Once you have your own data, model selection becomes much easier. You stop asking which model everyone else likes and start seeing which model actually works for you.
FAQ
How many prompts do I need to compare AI models?
Start with 15 to 30 prompts. That is enough to reveal obvious strengths and weaknesses without turning evaluation into a large research project.
Should I trust public AI leaderboards?
Leaderboards are useful signals, but they should not replace your own testing. Public benchmarks may not match your prompts, language, tools, latency needs, or budget.
How can I test whether a model gets worse during peak hours?
Run the same prompts at fixed times every day, such as morning, afternoon, evening, and late night. Track score, latency, errors, and output quality. Repeated drops during busy windows are more meaningful than one bad response.
What is the best way to compare models for coding?
Use tasks with verifiable results. Ask models to fix bugs, write tests, refactor code, or explain errors. Then run the code instead of judging only by how confident the answer sounds.
What is the best way to compare models for writing?
Use blind review when possible. Remove model names, score clarity and tone, and check whether the output preserves your original intent.
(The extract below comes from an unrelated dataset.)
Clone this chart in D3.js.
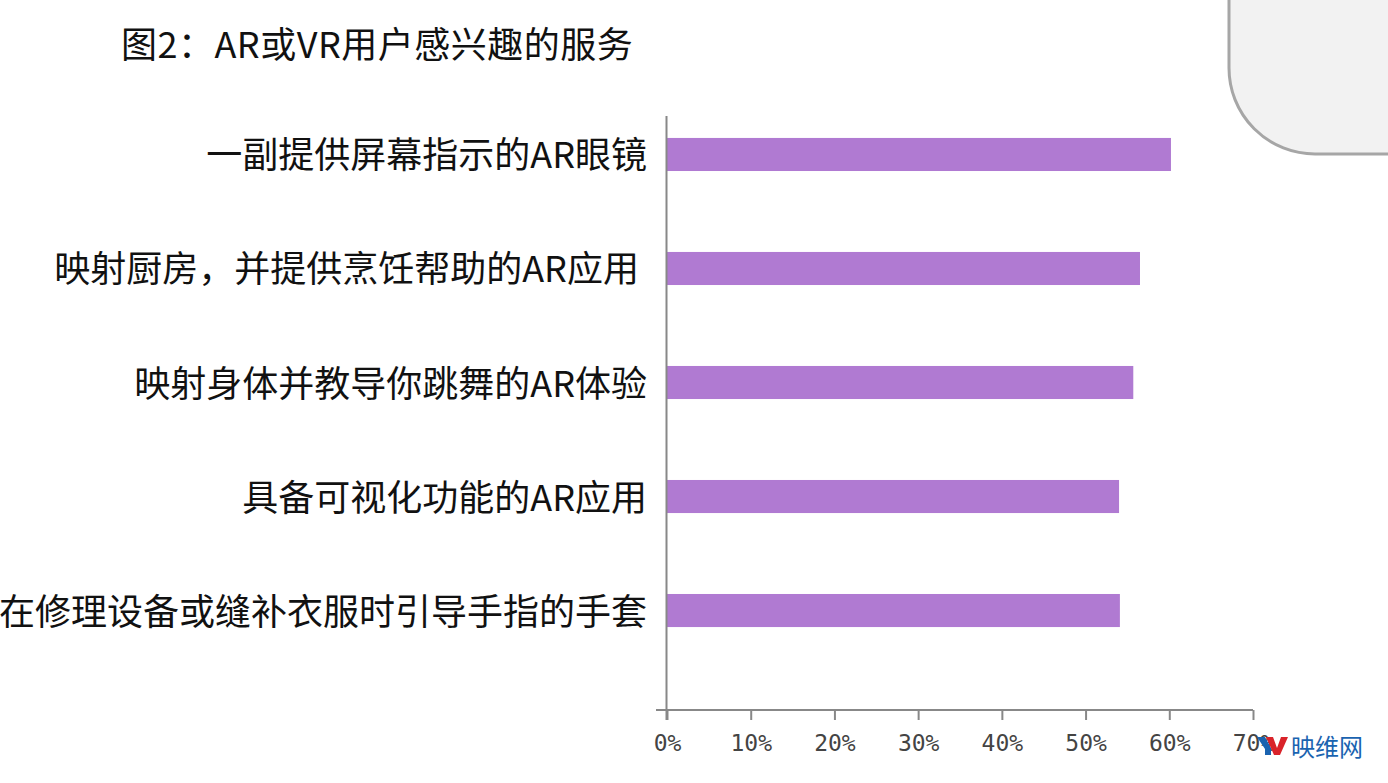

Should I use one model for everything?
Usually no. Many users get better results by using different models for different jobs: one for writing, one for coding, one for reasoning, and one cheaper model for simple daily tasks.
Can I automate AI model evaluation?
Yes. You can run a small script that sends fixed prompts to model APIs, stores responses, and records latency and cost. A VPS such as LightNode is useful for scheduled tests that run even when your local computer is offline.
How often should I re-test models?
For casual use, re-test every few weeks. For production workflows, re-test after major model updates, pricing changes, provider outages, or noticeable changes in quality.